Published by the journal Social Psychology and Personality Science, a 2016 study by Nathan W. Hudson and colleagues replicated an American investigation (Kushlev, Dunn and Lucas, 2015) to evaluate the association between sadness and income reliability in Germany.

Longitudinal participant data for the years 2012 to 2014 was obtained from an existing socioeconomic database and included 2504 total subjects (52% female), along with multiple measures of both positive and negative psychological attributes (happiness, sadness, enthusiasm, frustration, affect, etc.) that were obtained throughout the progression of each day.

As predicted, income was found to be significantly correlated with daily sadness levels, but not happiness.

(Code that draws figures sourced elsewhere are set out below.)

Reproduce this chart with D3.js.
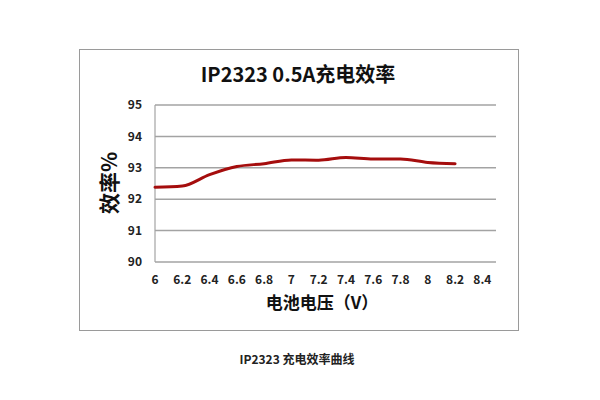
<!DOCTYPE html>
<html><head><meta charset="utf-8">
<script src="https://cdn.jsdelivr.net/npm/d3@7"></script>
<style>body{margin:0;background:#fff;} svg{display:block;}</style>
</head><body>
<svg id="c" width="600" height="400"></svg>
<script>
const voltages = [6.0, 6.2, 6.4, 6.6, 6.8, 7.0, 7.2, 7.4, 7.6, 7.8, 8.0, 8.2];
const efficiency = [92.38, 92.42, 92.78, 93.04, 93.13, 93.25, 93.24, 93.33, 93.28, 93.28, 93.17, 93.13];
const xTicks = [6, 6.2, 6.4, 6.6, 6.8, 7, 7.2, 7.4, 7.6, 7.8, 8, 8.2, 8.4];
const yTicks = [90, 91, 92, 93, 94, 95];
const title = "IP2323 0.5A充电效率";
const xTitle = "电池电压（V）";
const yTitle = "效率%";
const caption = "IP2323 充电效率曲线";

const svg = d3.select("#c");
const font = "'Noto Sans CJK SC','Noto Sans',sans-serif";
const L = 155, R = 496, T = 105, B = 262;
const x = d3.scaleLinear().domain([6, 8.5]).range([L, R]);
const y = d3.scaleLinear().domain([90, 95]).range([B, T]);

// frame
svg.append("rect").attr("x", 79.5).attr("y", 49.5).attr("width", 439).attr("height", 281)
  .attr("fill", "none").attr("stroke", "#9a9a9a").attr("stroke-width", 1);

// gridlines
svg.append("g").selectAll("line").data(yTicks).join("line")
  .attr("x1", L).attr("x2", R).attr("y1", d => y(d)).attr("y2", d => y(d))
  .attr("stroke", "#a3a3a3").attr("stroke-width", 1.5);
// left axis line
svg.append("line").attr("x1", L).attr("x2", L).attr("y1", T).attr("y2", B)
  .attr("stroke", "#a3a3a3").attr("stroke-width", 1.2);

// y tick labels
svg.append("g").selectAll("text").data(yTicks).join("text")
  .attr("x", 142).attr("y", d => y(d)).attr("dy", "0.35em").attr("text-anchor", "end")
  .attr("font-family", font).attr("font-size", 12).attr("font-weight", "bold").attr("fill", "#222")
  .text(d => d);
// x tick labels
svg.append("g").selectAll("text").data(xTicks).join("text")
  .attr("x", d => x(d)).attr("y", 280).attr("dy", "0.35em").attr("text-anchor", "middle")
  .attr("font-family", font).attr("font-size", 12).attr("font-weight", "bold").attr("fill", "#222")
  .text(d => d);

// line
const line = d3.line().x((d, i) => x(voltages[i])).y(d => y(d)).curve(d3.curveMonotoneX);
svg.append("path").datum(efficiency).attr("d", line)
  .attr("fill", "none").attr("stroke", "#a50d0d").attr("stroke-width", 3).attr("stroke-linecap", "round");

// titles
svg.append("text").attr("x", 298).attr("y", 82).attr("text-anchor", "middle")
  .attr("font-family", font).attr("font-size", 20).attr("font-weight", "bold").attr("fill", "#111").text(title);
svg.append("text").attr("x", 322).attr("y", 303).attr("dy", "0.35em").attr("text-anchor", "middle")
  .attr("font-family", font).attr("font-size", 17).attr("font-weight", "bold").attr("fill", "#111").text(xTitle);
svg.append("text").attr("transform", "translate(110,183) rotate(-90)").attr("dy", "0.35em").attr("text-anchor", "middle")
  .attr("font-family", font).attr("font-size", 21).attr("font-weight", "bold").attr("fill", "#111").text(yTitle);
svg.append("text").attr("x", 297).attr("y", 360).attr("dy", "0.35em").attr("text-anchor", "middle")
  .attr("font-family", font).attr("font-size", 12).attr("font-weight", "bold").attr("fill", "#222").text(caption);
</script>
</body></html>
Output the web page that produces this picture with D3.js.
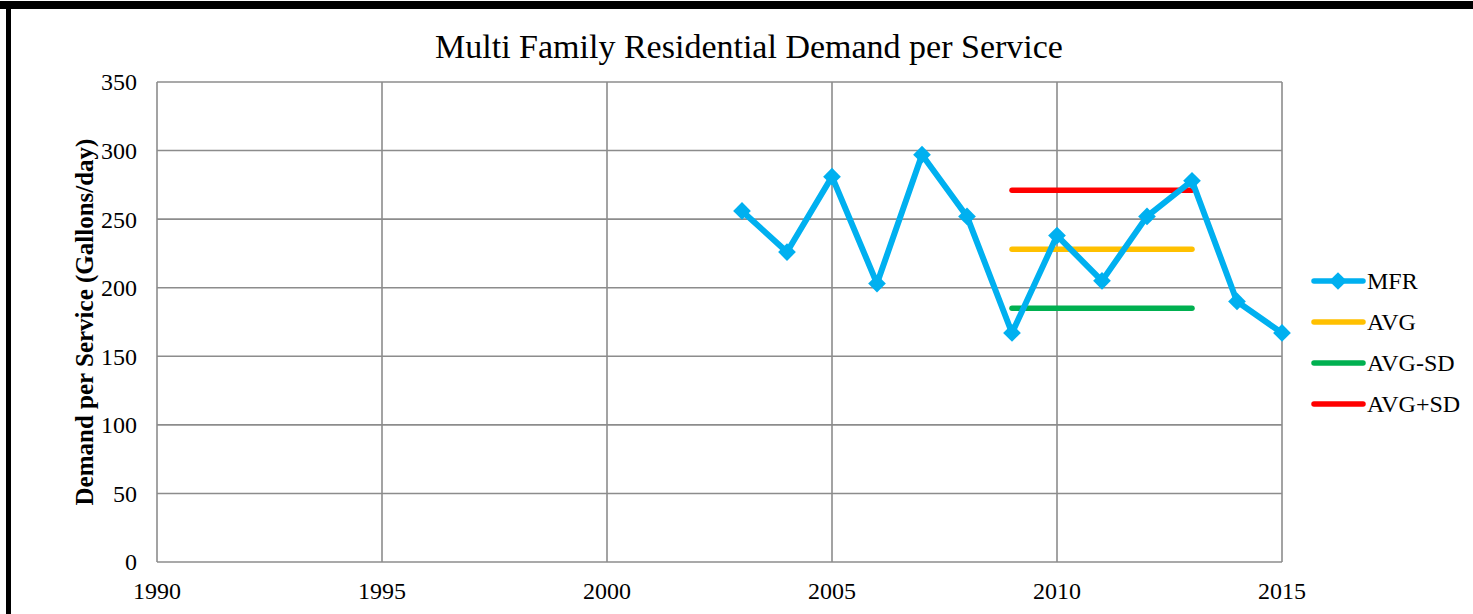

No other significant associations were found. These results matched the replicated study closely, though effect sizes were smaller. Multiple analyses that controlled for stress and demographic variables like age and gender showed that the relationship was independent of such factors. No effects were noted when income change was studied within individuals over time, but this may have been the result of a low variance in these levels (income was relatively steady over time for individuals).

This study successfully replicated the results of its successor, while also adding valuable findings to the record, like confirming the presence of the money-sadness inverse relationship in another country. Income levels were once again significantly associated with sadness but not happiness, and a number of variables (daily stress, gender, age, etc.) were eliminated as potential mediators of the effect.

It is possible that the association is supported by judgements of personal competence or value to society, as people may feel helpless and/or inadequate when unable to meet the demands of sudden financial need. This reaction would be in line with the current focus on earning as a measurement of personal success in modern societies.